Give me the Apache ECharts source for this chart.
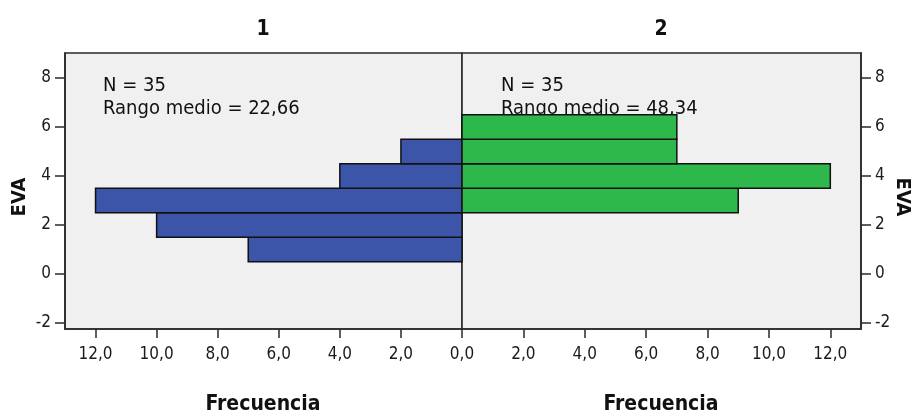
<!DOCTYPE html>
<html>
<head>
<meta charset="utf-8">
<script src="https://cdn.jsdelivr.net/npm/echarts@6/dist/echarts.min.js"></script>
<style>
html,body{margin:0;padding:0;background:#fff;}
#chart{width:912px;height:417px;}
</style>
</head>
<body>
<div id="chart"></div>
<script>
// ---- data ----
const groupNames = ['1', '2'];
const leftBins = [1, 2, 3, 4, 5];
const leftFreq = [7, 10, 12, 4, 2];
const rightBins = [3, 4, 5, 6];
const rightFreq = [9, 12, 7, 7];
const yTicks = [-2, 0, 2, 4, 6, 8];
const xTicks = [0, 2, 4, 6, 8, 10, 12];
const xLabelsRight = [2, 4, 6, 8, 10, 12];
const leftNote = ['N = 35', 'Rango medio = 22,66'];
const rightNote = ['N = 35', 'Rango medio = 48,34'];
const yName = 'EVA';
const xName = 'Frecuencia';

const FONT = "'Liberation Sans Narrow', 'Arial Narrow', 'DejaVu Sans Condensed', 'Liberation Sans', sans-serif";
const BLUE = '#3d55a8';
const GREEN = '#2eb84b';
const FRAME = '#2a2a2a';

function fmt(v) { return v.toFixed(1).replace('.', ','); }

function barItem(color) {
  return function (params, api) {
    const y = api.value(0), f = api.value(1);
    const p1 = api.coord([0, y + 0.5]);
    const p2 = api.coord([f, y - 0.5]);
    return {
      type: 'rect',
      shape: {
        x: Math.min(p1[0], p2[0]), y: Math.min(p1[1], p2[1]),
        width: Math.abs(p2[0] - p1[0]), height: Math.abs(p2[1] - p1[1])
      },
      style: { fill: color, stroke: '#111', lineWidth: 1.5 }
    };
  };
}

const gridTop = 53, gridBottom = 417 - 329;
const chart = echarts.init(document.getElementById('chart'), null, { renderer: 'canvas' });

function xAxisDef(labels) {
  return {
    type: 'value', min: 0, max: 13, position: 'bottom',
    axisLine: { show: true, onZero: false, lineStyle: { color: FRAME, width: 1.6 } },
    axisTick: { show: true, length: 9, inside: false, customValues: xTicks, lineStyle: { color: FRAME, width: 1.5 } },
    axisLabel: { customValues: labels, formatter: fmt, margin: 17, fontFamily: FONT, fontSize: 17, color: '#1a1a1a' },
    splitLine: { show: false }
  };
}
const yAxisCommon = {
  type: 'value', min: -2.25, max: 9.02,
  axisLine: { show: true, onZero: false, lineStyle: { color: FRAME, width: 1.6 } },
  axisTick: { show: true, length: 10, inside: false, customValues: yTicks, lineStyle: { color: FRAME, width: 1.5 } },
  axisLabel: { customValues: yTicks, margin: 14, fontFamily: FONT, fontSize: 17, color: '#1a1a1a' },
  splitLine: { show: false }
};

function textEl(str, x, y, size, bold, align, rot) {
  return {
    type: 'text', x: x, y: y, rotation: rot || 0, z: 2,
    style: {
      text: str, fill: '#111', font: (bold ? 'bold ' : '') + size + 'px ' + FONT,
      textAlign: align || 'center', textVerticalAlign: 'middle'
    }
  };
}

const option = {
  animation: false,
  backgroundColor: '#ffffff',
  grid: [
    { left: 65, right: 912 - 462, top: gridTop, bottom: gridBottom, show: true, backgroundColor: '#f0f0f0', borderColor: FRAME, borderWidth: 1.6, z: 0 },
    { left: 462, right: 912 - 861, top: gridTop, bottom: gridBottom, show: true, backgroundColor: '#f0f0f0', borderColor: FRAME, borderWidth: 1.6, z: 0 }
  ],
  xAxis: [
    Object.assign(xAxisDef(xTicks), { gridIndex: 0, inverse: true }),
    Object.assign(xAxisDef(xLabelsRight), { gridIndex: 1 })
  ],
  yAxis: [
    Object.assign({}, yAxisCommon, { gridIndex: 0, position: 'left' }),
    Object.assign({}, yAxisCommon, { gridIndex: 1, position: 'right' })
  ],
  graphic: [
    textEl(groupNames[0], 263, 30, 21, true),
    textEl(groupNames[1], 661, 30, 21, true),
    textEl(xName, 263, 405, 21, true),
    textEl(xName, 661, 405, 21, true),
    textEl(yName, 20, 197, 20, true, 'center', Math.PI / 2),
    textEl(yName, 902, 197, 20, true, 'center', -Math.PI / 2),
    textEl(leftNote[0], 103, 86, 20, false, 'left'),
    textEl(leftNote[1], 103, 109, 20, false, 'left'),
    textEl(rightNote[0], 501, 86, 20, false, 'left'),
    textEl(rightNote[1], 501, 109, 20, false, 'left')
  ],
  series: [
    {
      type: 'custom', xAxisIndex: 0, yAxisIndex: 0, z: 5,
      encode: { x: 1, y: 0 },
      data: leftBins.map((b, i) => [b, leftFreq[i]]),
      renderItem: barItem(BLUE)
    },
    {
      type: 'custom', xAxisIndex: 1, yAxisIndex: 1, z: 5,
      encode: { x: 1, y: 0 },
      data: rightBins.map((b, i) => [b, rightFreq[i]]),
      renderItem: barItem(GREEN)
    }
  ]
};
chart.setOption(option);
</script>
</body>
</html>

--

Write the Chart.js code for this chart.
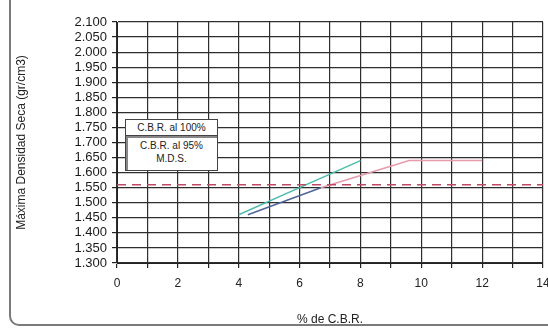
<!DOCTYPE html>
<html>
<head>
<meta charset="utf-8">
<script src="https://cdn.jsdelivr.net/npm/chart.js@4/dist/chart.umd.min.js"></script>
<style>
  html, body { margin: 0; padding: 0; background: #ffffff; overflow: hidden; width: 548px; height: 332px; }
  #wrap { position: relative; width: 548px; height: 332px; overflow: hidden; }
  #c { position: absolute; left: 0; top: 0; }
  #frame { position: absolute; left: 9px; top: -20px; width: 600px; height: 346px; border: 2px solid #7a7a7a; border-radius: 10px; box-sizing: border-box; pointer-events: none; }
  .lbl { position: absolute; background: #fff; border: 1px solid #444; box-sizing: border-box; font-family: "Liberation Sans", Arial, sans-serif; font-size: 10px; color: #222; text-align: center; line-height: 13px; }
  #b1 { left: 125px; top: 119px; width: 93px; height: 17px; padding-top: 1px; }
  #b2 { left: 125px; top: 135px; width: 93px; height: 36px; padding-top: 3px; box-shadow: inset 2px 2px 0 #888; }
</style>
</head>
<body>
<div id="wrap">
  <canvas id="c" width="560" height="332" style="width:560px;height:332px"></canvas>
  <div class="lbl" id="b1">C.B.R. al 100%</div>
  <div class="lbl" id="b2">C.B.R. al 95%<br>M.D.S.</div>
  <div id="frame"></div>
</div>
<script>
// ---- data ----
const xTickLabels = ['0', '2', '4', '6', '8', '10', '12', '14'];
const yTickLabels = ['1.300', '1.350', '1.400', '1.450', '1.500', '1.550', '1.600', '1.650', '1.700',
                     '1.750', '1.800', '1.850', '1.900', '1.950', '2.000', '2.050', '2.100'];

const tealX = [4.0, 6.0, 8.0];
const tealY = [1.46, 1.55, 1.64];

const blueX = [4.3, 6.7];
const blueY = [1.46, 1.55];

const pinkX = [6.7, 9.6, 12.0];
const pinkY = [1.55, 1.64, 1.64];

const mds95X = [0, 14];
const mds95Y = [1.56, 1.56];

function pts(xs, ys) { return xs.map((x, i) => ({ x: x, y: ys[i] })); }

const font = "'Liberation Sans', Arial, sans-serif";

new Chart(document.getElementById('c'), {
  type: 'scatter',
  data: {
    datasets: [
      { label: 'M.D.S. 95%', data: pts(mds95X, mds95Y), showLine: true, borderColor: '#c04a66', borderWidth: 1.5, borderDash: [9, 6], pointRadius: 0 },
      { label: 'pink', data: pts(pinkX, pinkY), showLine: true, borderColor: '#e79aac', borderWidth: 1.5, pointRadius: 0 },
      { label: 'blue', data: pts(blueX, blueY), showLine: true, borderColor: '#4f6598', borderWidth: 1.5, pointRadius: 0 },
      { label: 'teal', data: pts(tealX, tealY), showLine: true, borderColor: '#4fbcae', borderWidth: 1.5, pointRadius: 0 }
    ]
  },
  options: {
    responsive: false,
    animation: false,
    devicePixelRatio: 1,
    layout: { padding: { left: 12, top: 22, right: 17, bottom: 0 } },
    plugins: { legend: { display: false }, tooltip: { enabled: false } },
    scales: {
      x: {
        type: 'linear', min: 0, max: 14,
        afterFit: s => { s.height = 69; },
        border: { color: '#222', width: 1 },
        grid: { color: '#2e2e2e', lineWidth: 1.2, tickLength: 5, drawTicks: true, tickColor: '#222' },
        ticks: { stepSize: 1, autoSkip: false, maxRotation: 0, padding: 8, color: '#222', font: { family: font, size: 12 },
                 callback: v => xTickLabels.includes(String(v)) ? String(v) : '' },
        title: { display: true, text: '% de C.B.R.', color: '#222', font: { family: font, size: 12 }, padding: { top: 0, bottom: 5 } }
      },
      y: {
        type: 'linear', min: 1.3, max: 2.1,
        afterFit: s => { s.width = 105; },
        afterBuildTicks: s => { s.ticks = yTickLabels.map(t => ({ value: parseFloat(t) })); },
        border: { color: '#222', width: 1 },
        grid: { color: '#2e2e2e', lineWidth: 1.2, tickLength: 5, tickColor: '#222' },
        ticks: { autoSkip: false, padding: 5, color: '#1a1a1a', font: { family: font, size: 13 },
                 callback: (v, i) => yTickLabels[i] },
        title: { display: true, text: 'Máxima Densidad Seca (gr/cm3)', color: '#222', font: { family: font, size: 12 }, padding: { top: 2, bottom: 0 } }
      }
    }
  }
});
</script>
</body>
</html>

Given request
Reproduce nothing but the lines from the one with "Give me the" to the one with "const xName = 'Frecuencia';", both lines included, and keep every picture out of the copy.

Exercise response
Give me the Apache ECharts source for this chart.
<!DOCTYPE html>
<html>
<head>
<meta charset="utf-8">
<script src="https://cdn.jsdelivr.net/npm/echarts@6/dist/echarts.min.js"></script>
<style>
html,body{margin:0;padding:0;background:#fff;}
#chart{width:912px;height:417px;}
</style>
</head>
<body>
<div id="chart"></div>
<script>
// ---- data ----
const groupNames = ['1', '2'];
const leftBins = [1, 2, 3, 4, 5];
const leftFreq = [7, 10, 12, 4, 2];
const rightBins = [3, 4, 5, 6];
const rightFreq = [9, 12, 7, 7];
const yTicks = [-2, 0, 2, 4, 6, 8];
const xTicks = [0, 2, 4, 6, 8, 10, 12];
const xLabelsRight = [2, 4, 6, 8, 10, 12];
const leftNote = ['N = 35', 'Rango medio = 22,66'];
const rightNote = ['N = 35', 'Rango medio = 48,34'];
const yName = 'EVA';
const xName = 'Frecuencia';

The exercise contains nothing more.